Rows from a dataset of charts and code
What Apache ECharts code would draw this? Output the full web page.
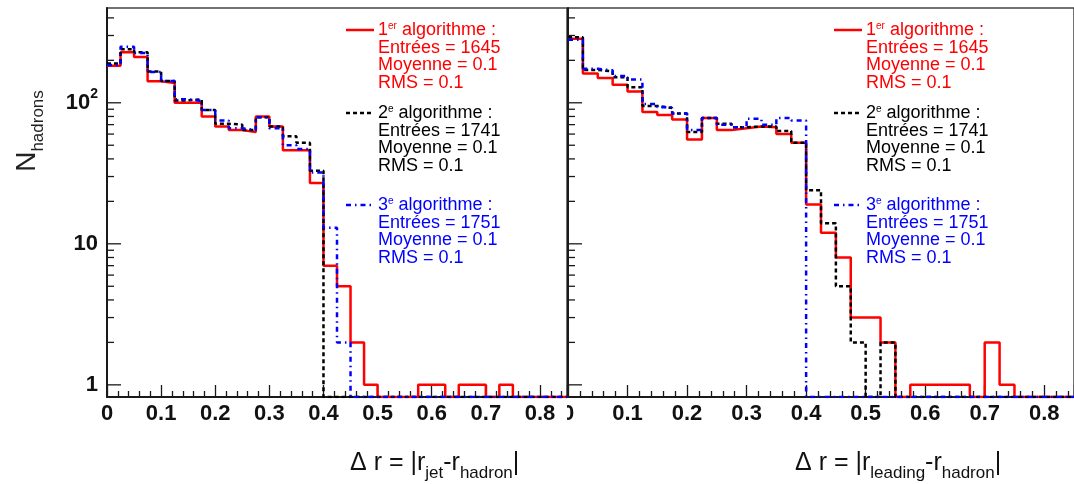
<!DOCTYPE html>
<html><head><meta charset="utf-8">
<script src="https://cdn.jsdelivr.net/npm/echarts@6/dist/echarts.min.js"></script>
<style>html,body{margin:0;padding:0;background:#fff}#c{width:1074px;height:484px}</style>
</head><body><div id="c"></div>
<script>
// ---- data ----
const binStarts = [0,0.025,0.05,0.075,0.1,0.125,0.15,0.175,0.2,0.225,0.25,0.275,0.3,0.325,0.35,0.375,0.4,0.425,0.45,0.475,0.5,0.525,0.55,0.575,0.6,0.625,0.65,0.675,0.7,0.725,0.75,0.775,0.8,0.825];
const binWidth = 0.025;
// left panel: |r_jet - r_hadron|
const jetAlgo1 = [183,228,211,142,138,100,100,80,68,64,62,80,68,46,46,27,7,5,2,1,0,0,0,1,1,0,1,1,0,1,0,0,0,0];
const jetAlgo2 = [190,240,228,167,143,104,106,89,71,70,64,79,68,58,52,33,0,0,0,0,0,0,0,0,0,0,0,0,0,0,0,0,0,0];
const jetAlgo3 = [185,250,225,165,143,106,103,89,75,66,64,79,66,50,47,32,13,2,0,0,0,0,0,0,0,0,0,0,0,0,0,0,0,0];
// right panel: |r_leading - r_hadron|
const leadAlgo1 = [284,161,150,134,120,86,82,76,55,78,64,66,68,67,60,52,19,12,8,3,3,2,0,1,1,1,1,0,2,1,0,0,0,0];
const leadAlgo2 = [292,171,167,152,129,95,92,84,62,78,71,67,68,68,63,52,24,14,5,2,0,2,0,0,0,0,0,0,0,0,0,0,0,0];
const leadAlgo3 = [280,174,170,155,146,98,93,84,64,78,70,67,77,70,78,75,0,0,0,0,0,0,0,0,0,0,0,0,0,0,0,0,0,0];

const xTickLabels = ['0','0.1','0.2','0.3','0.4','0.5','0.6','0.7','0.8'];
const yMajorTicks = [1,10,100];
const yMinorTicks = [2,3,4,5,6,7,8,9,20,30,40,50,60,70,80,90,200,300,400];
const yTickLabels = ['1','10','10²'];

const algoNumbers = ['1','2','3'];
const algoSup = ['er','e','e'];
const entries = [1645,1741,1751];
const means = [0.1,0.1,0.1];
const rmsValues = [0.1,0.1,0.1];

const xTitles = [['jet'],['leading']];

// ---- style ----
const X_MIN = 0, X_MAX = 0.85, Y_MIN = 0.82, Y_MAX = 470;
const FONT = "'Liberation Sans', Arial, Helvetica, sans-serif";
const colors = ['#ff0000','#000000','#0000ff'];
const dashes = [null,[4,3],[5,4,1.5,4]];
const AXC = '#1a1a1a';

function histData(vals){
  const d = vals.map((v,i)=>[binStarts[i], v>0 ? v : Y_MIN]);
  const last = vals.length-1;
  d.push([binStarts[last]+binWidth, vals[last]>0 ? vals[last] : Y_MIN]);
  return d;
}

const chart = echarts.init(document.getElementById('c'), null, {renderer:'canvas'});

const grids = [
  {left:107, top:8, width:460, height:389, show:true, borderColor:'#444', borderWidth:1.5, backgroundColor:'transparent'},
  {left:568, top:8, width:510, height:389, show:true, borderColor:'#444', borderWidth:1.5, backgroundColor:'transparent'}
];

function xAxisDef(i){
  return {
    type:'value', gridIndex:i, min:X_MIN, max:X_MAX, interval:0.1,
    axisLine:{show:true, onZero:false, lineStyle:{color:AXC, width:2}},
    axisTick:{show:true, inside:true, length:12, lineStyle:{color:AXC, width:1.3}},
    minorTick:{show:true, splitNumber:5, length:6, lineStyle:{color:AXC, width:1.3}},
    splitLine:{show:false}, minorSplitLine:{show:false},
    axisLabel:{
      show:true, margin:6, color:'#111', fontFamily:FONT, fontWeight:'bold', fontSize:22,
      showMaxLabel:false,
      formatter:(v)=>{ const k=Math.round(v*10); return Math.abs(v*10-k)<1e-6 && k<xTickLabels.length ? xTickLabels[k] : ''; }
    }
  };
}
function yAxisDef(i){
  return {
    type:'log', logBase:10, gridIndex:i, min:Y_MIN, max:Y_MAX,
    axisLine:{show:true, onZero:false, lineStyle:{color:AXC, width:2}},
    axisTick:{show:false}, minorTick:{show:false},
    splitLine:{show:false}, minorSplitLine:{show:false},
    axisLabel:{
      show: i===0, margin:9, color:'#111',
      formatter:(v)=>{ const l=Math.log10(v), k=Math.round(l); if (Math.abs(l-k)>1e-6 || k<0 || k>2) return ''; return k===2 ? '{b|10}{s|2}' : '{b|'+yTickLabels[k]+'}'; },
      rich:{
        b:{fontFamily:FONT, fontWeight:'bold', fontSize:22, color:'#111', lineHeight:32},
        s:{fontFamily:FONT, fontWeight:'bold', fontSize:14, color:'#111', verticalAlign:'top', lineHeight:14}
      }
    }
  };
}

function tickSeries(i){
  const data = yMajorTicks.map(v=>[X_MIN,v,14]).concat(yMinorTicks.map(v=>[X_MIN,v,7]));
  return {
    type:'custom', xAxisIndex:i, yAxisIndex:i, silent:true, clip:false, z:5,
    data, encode:{x:0,y:1},
    renderItem:(params, api)=>{
      const p = api.coord([api.value(0), api.value(1)]);
      const len = api.value(2);
      return {type:'line', shape:{x1:p[0], y1:p[1], x2:p[0]+len, y2:p[1]}, style:{stroke:AXC, lineWidth:1.3}};
    }
  };
}

function histSeries(i, vals, k){
  return {
    type:'line', xAxisIndex:i, yAxisIndex:i, step:'end', showSymbol:false, symbol:'none',
    clip:true, z:2+k, silent:true,
    data: histData(vals),
    lineStyle:{color:colors[k], width:2.5, type: dashes[k] || 'solid'}
  };
}

const series = [
  histSeries(0, jetAlgo1, 0), histSeries(0, jetAlgo2, 1), histSeries(0, jetAlgo3, 2),
  histSeries(1, leadAlgo1, 0), histSeries(1, leadAlgo2, 1), histSeries(1, leadAlgo3, 2),
  tickSeries(0), tickSeries(1)
];

// legend blocks
const graphics = [];
const legendX = [346, 834];
const legendY = [30, 113, 205];
const LH = 17.6;
for (let p=0;p<2;p++){
  for (let k=0;k<3;k++){
    const yc = legendY[k];
    graphics.push({type:'line', z:50, shape:{x1:legendX[p], y1:yc, x2:legendX[p]+28, y2:yc},
      style:{stroke:colors[k], lineWidth:2.5, lineDash: dashes[k] || null}});
    const txt = '{n|'+algoNumbers[k]+'}{s|'+algoSup[k]+'}{n| algorithme :}\n'
      + '{n|Entrées = '+entries[k]+'}\n'
      + '{n|Moyenne = '+means[k]+'}\n'
      + '{n|RMS = '+rmsValues[k]+'}';
    graphics.push({type:'text', z:50, x:legendX[p]+32, y:yc - LH/2,
      style:{text:txt, fill:colors[k], verticalAlign:'top', align:'left',
        rich:{
          n:{fontFamily:FONT, fontSize:18, lineHeight:LH, fill:colors[k]},
          s:{fontFamily:FONT, fontSize:10, lineHeight:10, verticalAlign:'top', fill:colors[k]}
        }}});
  }
}
// axis titles
const titleLeft = [[350,463],[795,463]];
for (let p=0;p<2;p++){
  graphics.push({type:'text', z:50, x:titleLeft[p][0], y:titleLeft[p][1],
    style:{text:'{m|Δ r = |r}{u|'+xTitles[p][0]+'}{m|-r}{u|hadron}{m||}', align:'left', verticalAlign:'middle',
      rich:{
        m:{fontFamily:FONT, fontSize:25, lineHeight:38, fill:'#111'},
        u:{fontFamily:FONT, fontSize:17, lineHeight:17, verticalAlign:'bottom', fill:'#111'}
      }}});
}
graphics.push({type:'text', z:50, x:27, y:131, rotation:Math.PI/2,
  style:{text:'{m|N}{u|hadrons}', align:'center', verticalAlign:'middle',
    rich:{
      m:{fontFamily:FONT, fontSize:28, lineHeight:40, fill:'#222'},
      u:{fontFamily:FONT, fontSize:17, lineHeight:17, verticalAlign:'bottom', fill:'#222'}
    }}});
// partial mask of the right pad's "0" label (as in the reference)
graphics.push({type:'rect', z:60, shape:{x:556, y:400, width:11, height:26}, style:{fill:'#fff'}});

chart.setOption({
  animation:false,
  backgroundColor:'#fff',
  grid: grids,
  xAxis:[xAxisDef(0), xAxisDef(1)],
  yAxis:[yAxisDef(0), yAxisDef(1)],
  series,
  graphic: graphics
});
</script>
</body></html>
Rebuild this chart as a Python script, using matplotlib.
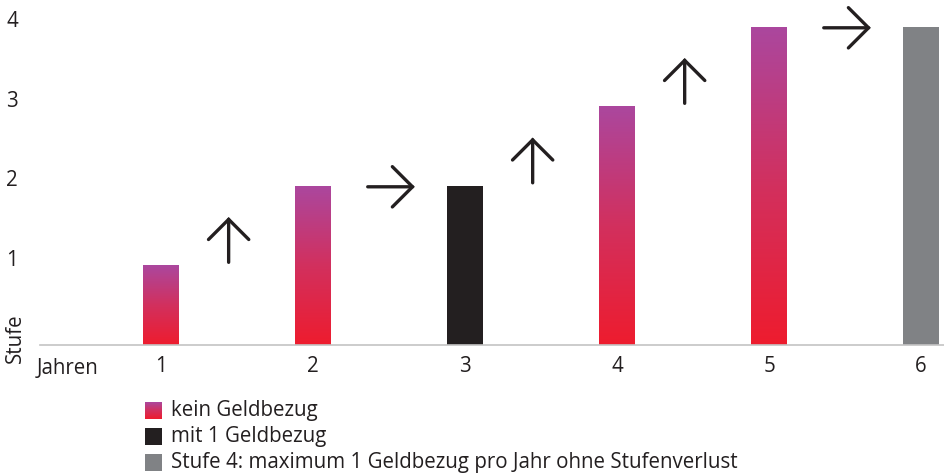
import numpy as np
import matplotlib.pyplot as plt
from matplotlib.colors import LinearSegmentedColormap

plt.rcParams['font.family'] = ['Open Sans', 'DejaVu Sans']

# Stufe reached after each year, and what happened that year
years = [1, 2, 3, 4, 5, 6]
stufe = [1, 2, 2, 3, 4, 4]
kind = ['kein', 'kein', 'mit', 'kein', 'kein', 'max']

legend_labels = ['kein Geldbezug', 'mit 1 Geldbezug',
                 'Stufe 4: maximum 1 Geldbezug pro Jahr ohne Stufenverlust']

BLACK = '#231f20'
GREY = '#808285'
TEXT = '#231f20'
FS = 14.8
grad = LinearSegmentedColormap.from_list('stufe', ['#ee1c2e', '#d2305e', '#ab479e'])
ramp = np.linspace(0, 1, 256).reshape(-1, 1)

fig = plt.figure(figsize=(9.44, 4.73), dpi=100)
ax = fig.add_axes([40 / 944, 128 / 473, 904 / 944, 345 / 473])

solid = {'kein': 'none', 'mit': BLACK, 'max': GREY}
bars = ax.bar(years, stufe, width=0.235, color=[solid[k] for k in kind],
              linewidth=0, zorder=2)

# gradient fill for the years without Geldbezug
for b, k in zip(bars, kind):
    if k == 'kein':
        x0, w, h = b.get_x(), b.get_width(), b.get_height()
        ax.imshow(ramp, cmap=grad, origin='lower', aspect='auto',
                  extent=[x0, x0 + w, 0, h], zorder=2)

# arrows between the years: up when the Stufe rises, right when it stays
for i in range(len(years) - 1):
    mid = (years[i] + years[i + 1]) / 2
    if stufe[i + 1] > stufe[i]:
        start, end = (mid - 0.055, stufe[i] + 0.04), (mid - 0.055, stufe[i] + 0.61)
    else:
        start, end = (mid - 0.14, stufe[i] - 0.01), (mid + 0.17, stufe[i] - 0.01)
    ax.annotate('', xy=end, xytext=start,
                arrowprops=dict(arrowstyle='->,head_length=1.0,head_width=1.0',
                                mutation_scale=14.5, lw=2.4, color=BLACK,
                                shrinkA=0, shrinkB=0, capstyle='round',
                                joinstyle='miter'))

ax.set_xlim(0.204, 6.151)
ax.set_ylim(0, 345 / 79.5)
ax.set_xticks(years)
ax.set_yticks([1, 2, 3, 4])
ax.tick_params(axis='both', length=0, labelsize=FS, labelcolor=TEXT)
ax.tick_params(axis='x', pad=8)
ax.tick_params(axis='y', pad=16)
for lab in ax.get_yticklabels():
    lab.set_va('baseline')

for side in ['top', 'right', 'left']:
    ax.spines[side].set_visible(False)
ax.spines['bottom'].set_color('#c4c4c4')
ax.spines['bottom'].set_linewidth(1.2)

fig.text(37 / 944, 1 - 368 / 473, 'Jahren', fontsize=FS, color=TEXT,
         ha='left', va='center')
fig.text(15 / 944, 1 - 363 / 473, 'Stufe', fontsize=FS, color=TEXT,
         rotation=90, ha='center', va='bottom')

# legend drawn as small squares with text beside them
rows = [410, 436, 462]
for i, (label, y) in enumerate(zip(legend_labels, rows)):
    sq = fig.add_axes([145 / 944, 1 - (y + 8.5) / 473, 17 / 944, 17 / 473])
    sq.set_axis_off()
    if i == 0:
        sq.imshow(ramp, cmap=grad, origin='lower', aspect='auto', extent=[0, 1, 0, 1])
    else:
        sq.add_patch(plt.Rectangle((0, 0), 1, 1, color=[BLACK, GREY][i - 1]))
    sq.set_xlim(0, 1)
    sq.set_ylim(0, 1)
    fig.text(171 / 944, 1 - y / 473, label, fontsize=FS, color=TEXT,
             ha='left', va='center')

fig.savefig('out.png', dpi=100)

* _Set problem_:
From the listing above, copy every line that holds the string "script".

* _Full output_:
<script src="https://cdn.jsdelivr.net/npm/echarts@6/dist/echarts.min.js"></script>
<script>
</script>
Rebuild this chart as a Python script, using matplotlib.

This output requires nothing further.